ピート・ドハーティは数々の仲間が死んでいく中、生き残った。誰もがもう会えないと思っていたリバティーンズを、かつての仲間たちと再結成させ、新作を作り上げた。新作はその内容的に過去2作には及ばない。しかし、2015年の今聴く本作には、これまでのアルバムどちらを聴き返しても得ることの出来ない希望がある。フィジカルという可能性、そして生きてさえいればまた会えるという、祈りにも似た希望を。あなたはここ最近のライヴで“ホワット・ケイティ・ディド”に新しく加えられたメロディの存在に気付いただろうか? アレンジが加えられ鮮やかに蘇った“グッド・オールド・デイズ”を聴いただろうか? リバティーンズは新作を作っただけではなく、過去を書き直し、未来へ進もうとしている。そんなことが出来たのは、バンド4人全員が死なずに生きていたからだ。

これは何も音楽に限った話ではない。いつもの仲間や友人と集まった時、もしくはミーティングの場でも構わないが、たった1人いないだけで何かが決定的に違ってしまうという経験を誰もがしたことがあるだろう。この原稿だって、吉祥寺のとあるバーにおける田中宗一郎と天野龍太郎との会話が大きなヒントになっており、むしろ彼らがいなければこうはならなかった。僕たちは、人、時、場所から、まだ離れることができない。それがこの2015年だ。
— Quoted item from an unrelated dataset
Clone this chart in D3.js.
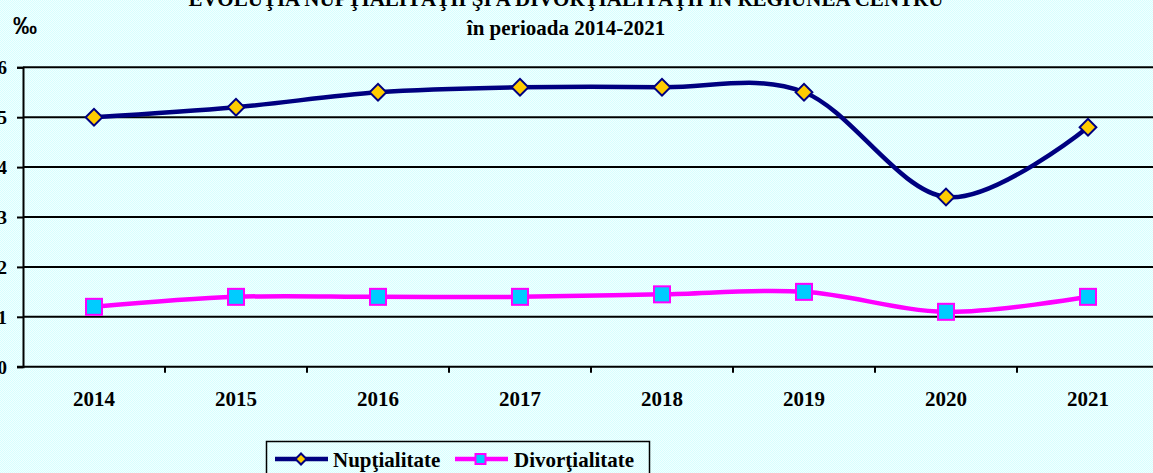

あなたはこの原稿をどこで読んでいるだろうか? そこは自宅だろうか。それとも電車の中か、恋人が隣に寝るベッドの上か。もしかしたら富士の樹海や、不幸にも転落してしまったどこか遠くの井戸の底かもしれない。いずれにせよ、あなたがこのテキストを読んで、リバティーンズの新作を聴いてくれるのを願う。「不在」よりも深い「喪失」は、何度となく人生に振りかかってくる悲劇だ。だが、本作はそんな絶望に立ち向かうための希望となりえる。どんな理由で誰と引き裂かれたとしても、やり直すことはきっと出来る。生きてさえいれば。彼らリバティーンズのように。

だからあきらめないで欲しい。「その時」が今でなくてもいい。あなたの、あの娘の、誰かの、命が消える前であるならば。そう「また会えるよ」。